Probate law requires that the original will be attached to an application for a grant of probate from the court. Without it, the timely administration of the deceased’s estate is delayed until the situation is resolved. A summary of the usual approaches to storing a will follows.
- Some law firms offer storage facilities to their clients for the safe custody of wills and other legal documents, often at no cost.
- Original wills may be stored with your personal papers, preferably in a secure, fire-poof, water-proof document safe.
- Using a safe deposit box at your bank. Some banks offer a variety of storage services for a fee, including packets, to keep documents secured. For example, the Commonwealth Bank offers a service, at the time of writing here, and Westpac here.
- Private storage services who also offer safe deposit boxes for rent, such as those offered by Guardian Vaults and Custodian Vaults.
- State and Territory Public Trustees may offer a will storage service, even if you have not used their will-making services. Their contact details can be found through these links, click here.
- At the time of writing, the following Public Trustees offered will storage services:
- The WA Public Trustee provides the WA Will Bank. A fee maybe required for people who have not used their services to draft the will.
- The Victorian Will Bank of State Trustees of Victoria. Powers of attorney and other end of life documents may be stored. Charges apply per document, but if State Trustees have been nominated in the will to act as executors and/or attorney, in the case of a power of attorney, the charges may be waived.
- The Northern Territory Public Trustee in the Department of the Attorney-General and Justice, offers a free storage service, presumably if nominated as the executor in the will. To find out more about this service, find their contact details here.
- The Public Trustee of Queensland states that if you make your will using their services they will store it at no charge.
- In the ACT, the Public Trustee and Guardian will store your will free of change if you make your will using their services. They retain the original and give you a copy.
- Also in the ACT, wills can be deposited with the Registrar at the Supreme Court: see section 32 of the Wills Act 1968 (ACT). A record of all wills is kept in a register, and any person may search it, s34 of the Wills Act. There is a fee for this service, and information can be obtained from the Court Registry, click here.

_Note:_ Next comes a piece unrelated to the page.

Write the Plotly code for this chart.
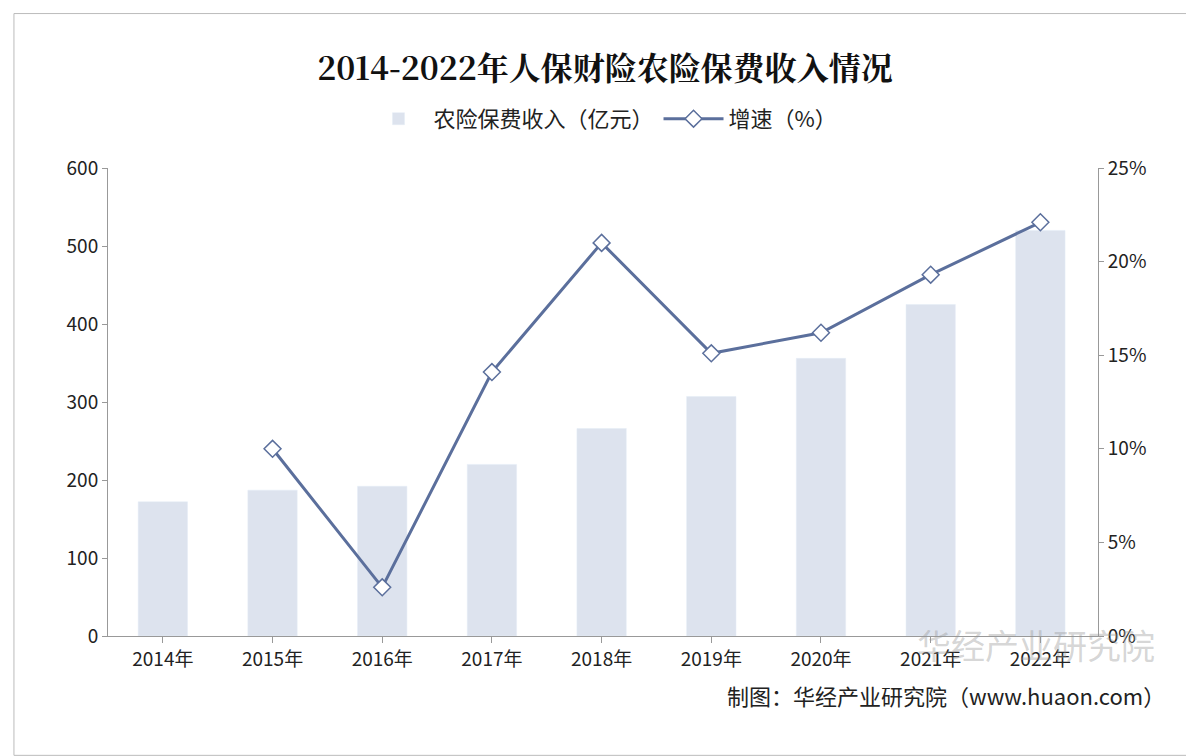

The Probate Registry of the Supreme Court of South Australia suggests the following in taking care of an original will:
- place in an envelope or plastic packet;
- don’t remove staples, pins and the like (if there are any) to photocopy or scan it;
- don’t attach any pins, clips staples etc to it. If there are any holes, marks in the paper left it may raise the question as to whether the will has been tampered with requiring explanation by affidavit.
Similarly any codicils made to a will should be stored together with the original of that will in a safe and secure place.
Storing copies of an original will
Scanned copies of an original will document can be stored electronically in various ways. For example in a password protected file or on a password protected USB flash drive device, which in turn needs to be kept in a safe and secure place.
Tell your executors
Finally, although a will is a private and confidential document, it is helpful to let your executors know where to find your will when it is required and who to contact, if applicable.
Sometimes a willmaker may overlook telling their executor where they put their original will. This can cause difficulty and delay as loved ones search high and low, not sure whether the original will might even be lost. If the will had been secreted away, in some obscure place, such as being put in a container under the house or in the roof, then the danger is that unless executors or loved ones think to search every nook and cranny, it may be concluded that there was no will. In that case the estate would be distributed according to the intestacy rules, which likely would not be the outcome the deceased wanted, given they went to the trouble of making a will.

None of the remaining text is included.